Beginning with the first line, set down every line through the one containing "Chart.register(...registerables);", exactly as it appears, but not the pictures.
>> START
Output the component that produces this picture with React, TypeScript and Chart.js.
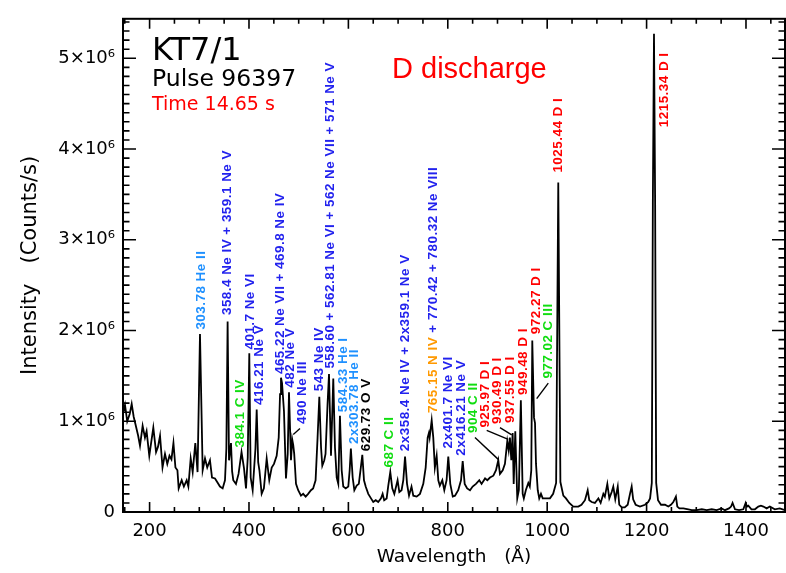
import React, { useEffect, useRef } from 'react';
import { Chart, registerables } from 'chart.js';

Chart.register(...registerables);

// ---- Spectrum (wavelength in Å, intensity in 10^6 counts/s) ----
const wavelengths = [
  146.5, 150.5, 155, 160, 164, 168, 171, 177, 180.7, 186, 190.7, 194, 199.4, 207.5, 213, 217, 221, 226, 231, 235.6,
  240, 244, 248, 252, 256, 258.5, 264.6, 269, 274.6, 278, 282.7, 286.7, 292, 296.5, 301.4, 306.8, 311.5, 316, 321.5, 325.6,
  331.6, 336, 341.6, 347, 351.7, 354.5, 357, 359.8, 363.8, 366, 368.4, 373.8, 379, 385, 390, 394, 397.5, 400.6, 403.4, 407.4,
  413, 415.5, 418.5, 421, 425.5, 430, 435.6, 440.8, 445.7, 450.3, 455.7, 459.8, 462.5, 464.4, 466.5, 470.4, 474.4, 477.9, 480.5, 484.5,
  487, 489, 491, 494.6, 499, 504.6, 509, 514, 519, 524.7, 529, 534, 538, 541.5, 545, 547.5, 551.5, 554, 558, 561,
  565, 569.6, 573, 576.5, 579.7, 583, 586.5, 589.7, 594.6, 599.8, 602.6, 605, 608.6, 612, 616.7, 621, 625, 628, 631.4, 634.8,
  640, 645.5, 650, 655, 660, 665.6, 668.9, 672, 677, 680, 684.3, 688.3, 692.4, 699, 702.5, 707, 710.5, 714, 718, 722,
  727, 730.6, 737.4, 744, 750.7, 755.5, 759.5, 762, 763.5, 767.6, 770.8, 774, 777.6, 780.9, 784, 789, 793, 797.6, 801, 805,
  810, 814.5, 821, 826.6, 830, 834, 839, 844.7, 850, 856.7, 863.4, 868, 875, 879.5, 885, 891.7, 897, 901.6, 905, 910.5,
  915, 919.7, 922.5, 925, 927.8, 930.5, 932.6, 935.8, 939.8, 943, 947, 950.7, 953, 957, 962, 965, 968, 970, 973.5, 975.5,
  977.5, 981, 984, 987.5, 991, 995.6, 1005.6, 1012, 1018, 1022.3, 1026.6, 1032.5, 1037.8, 1044.5, 1052.5, 1062.6, 1069, 1076, 1081.5, 1084.7,
  1089.5, 1096, 1103, 1107.6, 1113, 1116, 1121, 1125, 1129.8, 1133, 1137, 1142, 1145, 1150, 1156, 1162, 1166.6, 1170, 1173, 1178,
  1186.7, 1196.8, 1203.4, 1207, 1210.5, 1212.6, 1214.9, 1217.2, 1219.3, 1223, 1229, 1237, 1243.7, 1249, 1253.7, 1259, 1261.8, 1266, 1274, 1284,
  1290.7, 1300.8, 1311, 1321, 1331, 1341, 1351, 1357.7, 1365.8, 1370, 1373, 1377.9, 1386, 1394.6, 1399.4, 1402, 1404.7, 1411, 1418, 1424.8,
  1430, 1435, 1441.6, 1448, 1458, 1468, 1478.5,
];

const intensityMillions = [
  1.08, 1.18, 1.0, 1.08, 1.19, 1.05, 0.98, 0.84, 0.73, 0.95, 0.82, 0.89, 0.62, 0.93, 0.66, 0.72, 0.84, 0.49, 0.64, 0.53,
  0.62, 0.58, 0.76, 0.49, 0.46, 0.26, 0.35, 0.28, 0.35, 0.28, 0.59, 0.44, 0.76, 0.44, 1.96, 0.46, 0.59, 0.49, 0.57, 0.38,
  0.37, 0.33, 0.28, 0.26, 0.35, 0.7, 2.1, 0.57, 0.76, 0.45, 0.35, 0.31, 0.42, 0.66, 0.48, 0.26, 0.6, 1.75, 0.38, 0.24,
  0.7, 1.13, 0.55, 0.46, 0.2, 0.26, 0.59, 0.35, 0.49, 0.53, 0.62, 0.82, 1.3, 1.48, 1.42, 1.11, 0.37, 0.64, 1.32, 0.57,
  0.8, 0.74, 0.64, 0.31, 0.24, 0.18, 0.2, 0.17, 0.2, 0.24, 0.26, 0.35, 0.82, 1.27, 0.71, 0.51, 0.57, 0.64, 1.18, 1.52,
  0.62, 1.47, 0.71, 0.38, 0.31, 1.06, 0.46, 0.28, 0.26, 0.28, 0.46, 0.7, 0.38, 0.24, 0.29, 0.31, 0.49, 0.63, 0.35, 0.28,
  0.2, 0.15, 0.11, 0.13, 0.11, 0.15, 0.2, 0.13, 0.15, 0.28, 0.44, 0.26, 0.2, 0.35, 0.22, 0.24, 0.35, 0.61, 0.31, 0.18,
  0.28, 0.18, 0.17, 0.2, 0.31, 0.49, 0.82, 0.87, 0.82, 1.01, 0.82, 0.49, 0.62, 0.35, 0.29, 0.35, 0.24, 0.35, 0.61, 0.31,
  0.17, 0.18, 0.24, 0.35, 0.56, 0.31, 0.26, 0.24, 0.28, 0.31, 0.35, 0.31, 0.37, 0.35, 0.38, 0.4, 0.46, 0.57, 0.42, 0.46,
  0.53, 0.78, 0.68, 0.82, 0.57, 0.87, 0.31, 0.89, 0.15, 0.24, 1.23, 0.2, 0.15, 0.24, 0.32, 0.28, 0.46, 1.89, 1.04, 0.98,
  0.53, 0.24, 0.15, 0.2, 0.15, 0.15, 0.15, 0.2, 0.32, 3.63, 0.33, 0.18, 0.15, 0.1, 0.06, 0.06, 0.08, 0.13, 0.24, 0.13,
  0.11, 0.1, 0.15, 0.1, 0.2, 0.17, 0.31, 0.15, 0.22, 0.28, 0.14, 0.28, 0.08, 0.05, 0.05, 0.08, 0.2, 0.28, 0.14, 0.08,
  0.06, 0.08, 0.11, 0.15, 0.32, 3.4, 5.27, 3.4, 0.32, 0.13, 0.08, 0.08, 0.06, 0.08, 0.11, 0.17, 0.06, 0.04, 0.04, 0.03,
  0.02, 0.02, 0.03, 0.02, 0.03, 0.02, 0.04, 0.02, 0.04, 0.06, 0.1, 0.03, 0.02, 0.03, 0.1, 0.06, 0.07, 0.03, 0.03, 0.06,
  0.07, 0.06, 0.04, 0.06, 0.03, 0.04, 0.02,
];

// ---- Axis ticks ----
const xTickValues = [200, 400, 600, 800, 1000, 1200, 1400];
const yTickValues = [0, 1, 2, 3, 4, 5];
const X_MIN = 146.5;
const X_MAX = 1478.5;
const Y_MIN = 0;
const Y_MAX = 5.435;

// ---- Line identifications ----
const labelWavelengths = [303.4, 356.7, 402, 420.1, 382.9, 462.4, 482.5, 507.6, 540.8, 563, 589.1, 611.3, 636.8, 682.7, 713.9, 770.2, 800.4, 828, 850.7, 874.8, 899.6, 925.2, 951.3, 978.9, 1001.6, 1021.7, 1235];
const labelBases = [2.01, 2.17, 1.79, 1.18, 0.71, 1.52, 1.37, 0.97, 1.33, 1.58, 1.1, 0.75, 0.67, 0.49, 0.67, 1.09, 0.7, 0.62, 0.87, 0.93, 0.97, 0.98, 1.29, 1.96, 1.47, 3.74, 4.24];
const labelSegments = [
  ['303.78 He II'],
  ['358.4 Ne IV + 359.1 Ne V'],
  ['401.7 Ne VI'],
  ['416.21 Ne V'],
  ['384.1 C IV'],
  ['465.22 Ne VII + 469.8 Ne IV'],
  ['482 Ne V'],
  ['490 Ne III'],
  ['543 Ne IV'],
  ['558.60 + 562.81 Ne VI + 562 Ne VII + 571 Ne V'],
  ['584.33 He I'],
  ['2x303.78 He II'],
  ['629.73 O V'],
  ['687 C II'],
  ['2x358.4 Ne IV + 2x359.1 Ne V'],
  ['765.15 N IV', ' + 770.42 + 780.32 Ne VIII'],
  ['2x401.7 Ne VI'],
  ['2x416.21 Ne V'],
  ['904 C II'],
  ['925.97 D I'],
  ['930.49 D I'],
  ['937.55 D I'],
  ['949.48 D I'],
  ['972.27 D I'],
  ['977.02 C III'],
  ['1025.44 D I'],
  ['1215.34 D I'],
];
const labelSpecies = [
  ['he'], ['ne'], ['ne'], ['ne'], ['c'], ['ne'], ['ne'], ['ne'], ['ne'], ['ne'], ['he'], ['he'], ['o'], ['c'], ['ne'],
  ['n', 'ne'], ['ne'], ['ne'], ['c'], ['d'], ['d'], ['d'], ['d'], ['d'], ['c'], ['d'], ['d'],
];

// leader lines (from peak to label)
const leaderFromWl = [489.1, 901.6, 921.7, 928.6, 978.9];
const leaderFromI = [0.855, 0.58, 0.8, 0.85, 1.25];
const leaderToWl = [502.6, 854.7, 878.3, 905, 1002.2];
const leaderToI = [0.92, 0.82, 0.9, 0.93, 1.42];

const speciesColors: Record<string, string> = {
  ne: '#2222ee',
  he: '#1e90ff',
  c: '#11dd11',
  d: '#ff0000',
  n: '#ff9900',
  o: '#000000',
};

const HERSHEY = '"DejaVu Sans", sans-serif';
const HELV = '"Liberation Sans", Arial, sans-serif';

const frameTicksPlugin = {
  id: 'frameTicks',
  afterDraw(chart: any) {
    const { ctx, chartArea, scales } = chart;
    const { left, right, top, bottom } = chartArea;
    const x = scales.x;
    const y = scales.y;
    ctx.save();
    ctx.strokeStyle = '#000';
    ctx.lineWidth = 1.6;
    ctx.beginPath();
    for (let v = 150; v <= 1450; v += 50) {
      const px = x.getPixelForValue(v);
      const len = xTickValues.includes(v) ? 10 : 5;
      ctx.moveTo(px, bottom);
      ctx.lineTo(px, bottom - len);
      ctx.moveTo(px, top);
      ctx.lineTo(px, top + len);
    }
    for (let k = 0; k <= 54; k++) {
      const py = y.getPixelForValue(k / 10);
      const len = k % 10 === 0 ? 13 : 6.5;
      ctx.moveTo(left, py);
      ctx.lineTo(left + len, py);
      ctx.moveTo(right, py);
      ctx.lineTo(right - len, py);
    }
    ctx.stroke();
    ctx.lineWidth = 2;
    ctx.strokeRect(left, top, right - left, bottom - top);
    ctx.restore();
  },
};

const annotationPlugin = {
  id: 'lineIds',
  afterDatasetsDraw(chart: any) {
    const { ctx, scales } = chart;
    const x = scales.x;
    const y = scales.y;
    ctx.save();
    // leader lines
    ctx.strokeStyle = '#000';
    ctx.lineWidth = 1.4;
    leaderFromWl.forEach((w, i) => {
      ctx.beginPath();
      ctx.moveTo(x.getPixelForValue(w), y.getPixelForValue(leaderFromI[i]));
      ctx.lineTo(x.getPixelForValue(leaderToWl[i]), y.getPixelForValue(leaderToI[i]));
      ctx.stroke();
    });
    // rotated labels
    ctx.font = `bold 13.5px ${HELV}`;
    if ('letterSpacing' in ctx) (ctx as any).letterSpacing = '0.45px';
    ctx.textBaseline = 'middle';
    ctx.textAlign = 'left';
    labelSegments.forEach((segs, i) => {
      const px = x.getPixelForValue(labelWavelengths[i]);
      const py = y.getPixelForValue(labelBases[i]);
      ctx.save();
      ctx.translate(px, py);
      ctx.rotate(-Math.PI / 2);
      let off = 0;
      segs.forEach((s, j) => {
        ctx.fillStyle = speciesColors[labelSpecies[i][j]];
        ctx.fillText(s, off, 0);
        off += ctx.measureText(s).width;
      });
      ctx.restore();
    });
    if ('letterSpacing' in ctx) (ctx as any).letterSpacing = '0px';
    // header texts
    ctx.textBaseline = 'alphabetic';
    ctx.fillStyle = '#000';
    ctx.font = `32px ${HERSHEY}`;
    ctx.fillText('KT7/1', 152, 60);
    ctx.font = `23.5px ${HERSHEY}`;
    ctx.fillText('Pulse 96397', 152, 86);
    ctx.fillStyle = '#ff0000';
    ctx.font = `19px ${HERSHEY}`;
    ctx.fillText('Time 14.65 s', 152, 110);
    ctx.font = `29px ${HELV}`;
    ctx.fillText('D discharge', 392, 78);
    ctx.restore();
  },
};

export default function App() {
  const canvasRef = useRef<HTMLCanvasElement | null>(null);

  useEffect(() => {
    const canvas = canvasRef.current;
    if (!canvas) return;
    const points = wavelengths.map((w, i) => ({ x: w, y: intensityMillions[i] }));
    const chart = new Chart(canvas, {
      type: 'line',
      data: {
        datasets: [
          {
            data: points,
            borderColor: '#000',
            borderWidth: 1.8,
            pointRadius: 0,
            tension: 0,
            fill: false,
          },
        ],
      },
      options: {
        animation: false,
        responsive: false,
        maintainAspectRatio: false,
        layout: { padding: { top: 12, right: 1, left: 0, bottom: 0 } },
        plugins: { legend: { display: false }, tooltip: { enabled: false } },
        scales: {
          x: {
            type: 'linear',
            min: X_MIN,
            max: X_MAX,
            grid: { display: false, drawTicks: false },
            border: { display: false },
            afterBuildTicks: (scale: any) => {
              scale.ticks = xTickValues.map((v) => ({ value: v }));
            },
            afterFit: (scale: any) => {
              scale.height = 61;
            },
            ticks: {
              autoSkip: false,
              maxRotation: 0,
              padding: 9,
              color: '#000',
              font: { family: HERSHEY, size: 18 },
              callback: (v: any) => String(v),
            },
            title: {
              display: true,
              text: 'Wavelength   (Å)',
              color: '#000',
              font: { family: HERSHEY, size: 18.5 },
              padding: { top: 0, bottom: 5 },
            },
          },
          y: {
            type: 'linear',
            min: Y_MIN,
            max: Y_MAX,
            grid: { display: false, drawTicks: false },
            border: { display: false },
            afterBuildTicks: (scale: any) => {
              scale.ticks = yTickValues.map((v) => ({ value: v }));
            },
            afterFit: (scale: any) => {
              scale.width = 123;
            },
            ticks: {
              autoSkip: false,
              padding: 8,
              color: '#000',
              font: { family: HERSHEY, size: 18 },
              callback: (v: any) => (v === 0 ? '0' : `${v}×10⁶`),
            },
            title: {
              display: true,
              text: 'Intensity   (Counts/s)',
              color: '#000',
              font: { family: HERSHEY, size: 21 },
              padding: { top: 18, bottom: 0 },
            },
          },
        },
      },
      plugins: [frameTicksPlugin, annotationPlugin],
    });
    return () => chart.destroy();
  }, []);

  return (
    <div style={{ position: 'absolute', left: 0, top: 0, width: 786, height: 573, background: '#fff' }}>
      <canvas ref={canvasRef} width={786} height={573} style={{ width: 786, height: 573, display: 'block' }} />
    </div>
  );
}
>> END
SOLUTION FOR THIS PROBLEM →
Output the component that produces this picture with React, TypeScript and Chart.js.
import React, { useEffect, useRef } from 'react';
import { Chart, registerables } from 'chart.js';

Chart.register(...registerables);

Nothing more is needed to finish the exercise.